Saturday, after making yet another inspection, I found even less bees huddled together, no comb activity and dead bees laying at the bottom of the hive. NOT good! I decided to call my bee keeping mentor and see how to replace this no good queen. It was the queen, right?
During my phone conversation, after explaining my observations, I shuddered to discover his hunch was that I was the no good queen. Boo, hoo, hoo! My spring feeding method was killing this colony causing them a slow death. My little bees were coated in sugar syrup, causing the sticky goop between the bees and slicking back their wings prohibiting them from flying. Could it be???I'm THE Terrible Queen?

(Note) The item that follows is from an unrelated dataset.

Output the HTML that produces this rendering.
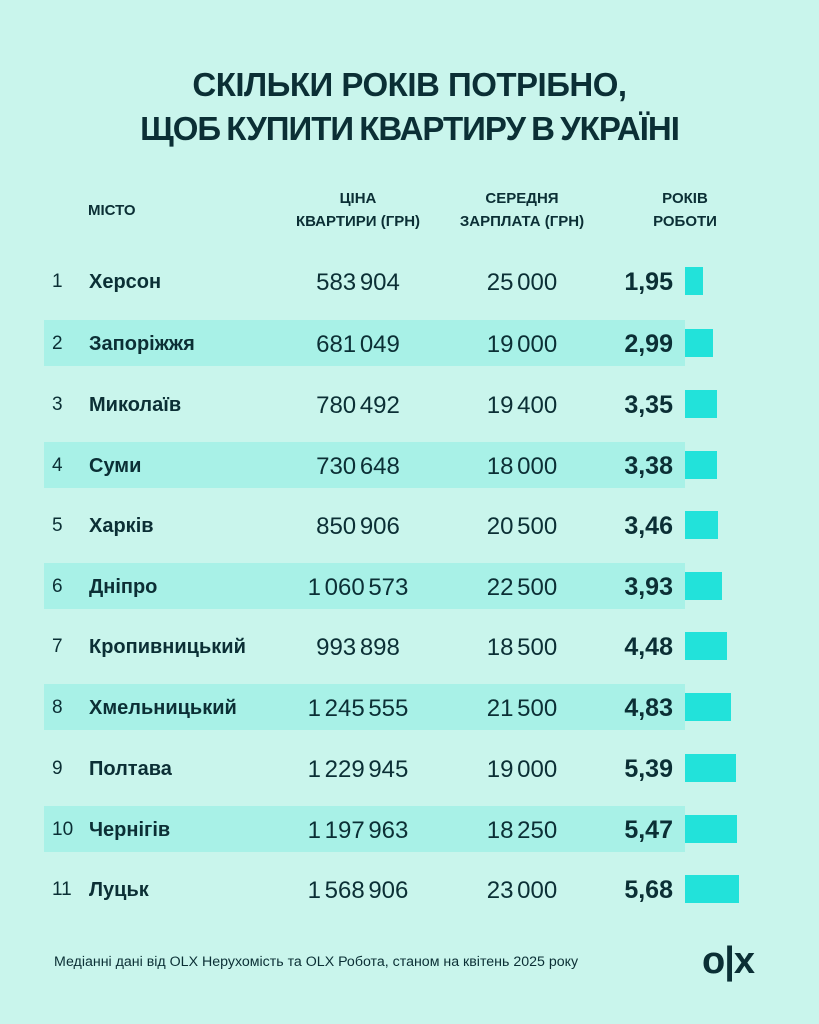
<!DOCTYPE html>
<html><head><meta charset="utf-8"><style>
body{margin:0;width:819px;height:1024px;background:#c9f5ec;position:relative;overflow:hidden;font-family:"Liberation Sans",sans-serif;color:#0b2f35}
.t{position:absolute;left:0;width:819px;text-align:center;font-weight:bold;font-size:33px;letter-spacing:-0.5px}
.h{position:absolute;font-weight:bold;font-size:15px;text-align:center;line-height:23px}
.row{position:absolute;left:44px;width:641px;height:46px}
.s{background:#a8f1e7}
.c{position:absolute;top:0;height:46px;line-height:46px;white-space:nowrap}
.n{left:8px;font-size:19px;top:1px}
.city{left:45px;font-size:20px;font-weight:bold;top:1px}
.p{left:214px;width:200px;text-align:center;font-size:24px;word-spacing:-3px;top:2px}
.w{left:378px;width:200px;text-align:center;font-size:24px;word-spacing:-3px;top:2px}
.v{right:12px;font-size:25px;font-weight:bold;top:1px}
.bar{position:absolute;left:641px;top:9px;height:28px;background:#22e2da}
</style></head><body>
<div class="t" style="top:66px">СКІЛЬКИ РОКІВ ПОТРІБНО,</div>
<div class="t" style="top:110px;letter-spacing:-1px;word-spacing:-2px">ЩОБ КУПИТИ КВАРТИРУ В УКРАЇНІ</div>
<div class="h" style="left:88px;top:199px;text-align:left">МІСТО</div>
<div class="h" style="left:278px;top:187px;width:160px">ЦІНА<br>КВАРТИРИ (ГРН)</div>
<div class="h" style="left:442px;top:187px;width:160px">СЕРЕДНЯ<br>ЗАРПЛАТА (ГРН)</div>
<div class="h" style="left:630px;top:187px;width:110px">РОКІВ<br>РОБОТИ</div>

<div class="row" style="top:258px"><div class="c n">1</div><div class="c city">Херсон</div><div class="c p">583 904</div><div class="c w">25 000</div><div class="c v">1,95</div><div class="bar" style="width:18px"></div></div>
<div class="row s" style="top:320px"><div class="c n">2</div><div class="c city">Запоріжжя</div><div class="c p">681 049</div><div class="c w">19 000</div><div class="c v">2,99</div><div class="bar" style="width:28px"></div></div>
<div class="row" style="top:381px"><div class="c n">3</div><div class="c city">Миколаїв</div><div class="c p">780 492</div><div class="c w">19 400</div><div class="c v">3,35</div><div class="bar" style="width:32px"></div></div>
<div class="row s" style="top:442px"><div class="c n">4</div><div class="c city">Суми</div><div class="c p">730 648</div><div class="c w">18 000</div><div class="c v">3,38</div><div class="bar" style="width:32px"></div></div>
<div class="row" style="top:502px"><div class="c n">5</div><div class="c city">Харків</div><div class="c p">850 906</div><div class="c w">20 500</div><div class="c v">3,46</div><div class="bar" style="width:33px"></div></div>
<div class="row s" style="top:563px"><div class="c n">6</div><div class="c city">Дніпро</div><div class="c p">1 060 573</div><div class="c w">22 500</div><div class="c v">3,93</div><div class="bar" style="width:37px"></div></div>
<div class="row" style="top:623px"><div class="c n">7</div><div class="c city">Кропивницький</div><div class="c p">993 898</div><div class="c w">18 500</div><div class="c v">4,48</div><div class="bar" style="width:42px"></div></div>
<div class="row s" style="top:684px"><div class="c n">8</div><div class="c city">Хмельницький</div><div class="c p">1 245 555</div><div class="c w">21 500</div><div class="c v">4,83</div><div class="bar" style="width:46px"></div></div>
<div class="row" style="top:745px"><div class="c n">9</div><div class="c city">Полтава</div><div class="c p">1 229 945</div><div class="c w">19 000</div><div class="c v">5,39</div><div class="bar" style="width:51px"></div></div>
<div class="row s" style="top:806px"><div class="c n">10</div><div class="c city">Чернігів</div><div class="c p">1 197 963</div><div class="c w">18 250</div><div class="c v">5,47</div><div class="bar" style="width:52px"></div></div>
<div class="row" style="top:866px"><div class="c n">11</div><div class="c city">Луцьк</div><div class="c p">1 568 906</div><div class="c w">23 000</div><div class="c v">5,68</div><div class="bar" style="width:54px"></div></div>

<div style="position:absolute;left:54px;top:954px;font-size:14.2px">Медіанні дані від OLX Нерухомість та OLX Робота, станом на квітень 2025 року</div>
<div style="position:absolute;left:702px;top:940px;font-size:38px;font-weight:bold;letter-spacing:-1px">o|x</div>
</body></html>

I returned to my hive Sunday afternoon, only to discover fewer "sticky" live bees. I picked up numerous gooey little burgers, placed them on the tip of my finger and brought them to the tip of my nose to see all to clearly what had happened. I had doused these poor bees with a sugar shower. Their wings were slicked back, plastered to their thorax, resembling the hairdo of Danny and the T-Bird gang in the movie Grease. They couldn't fly, they couldn't buzz, they couldn't work, they had microscopic sugar clumps stuck to their legs, they were doomed! My mentors assumptions were true.
Lesson Learned:Sugar showers kill bees, especially heavy sugar showers.
1 comment:
ok - Now I'm wondering how you gave them a sugar shower and what you were supposed to do? Update us soon, please! Sue U.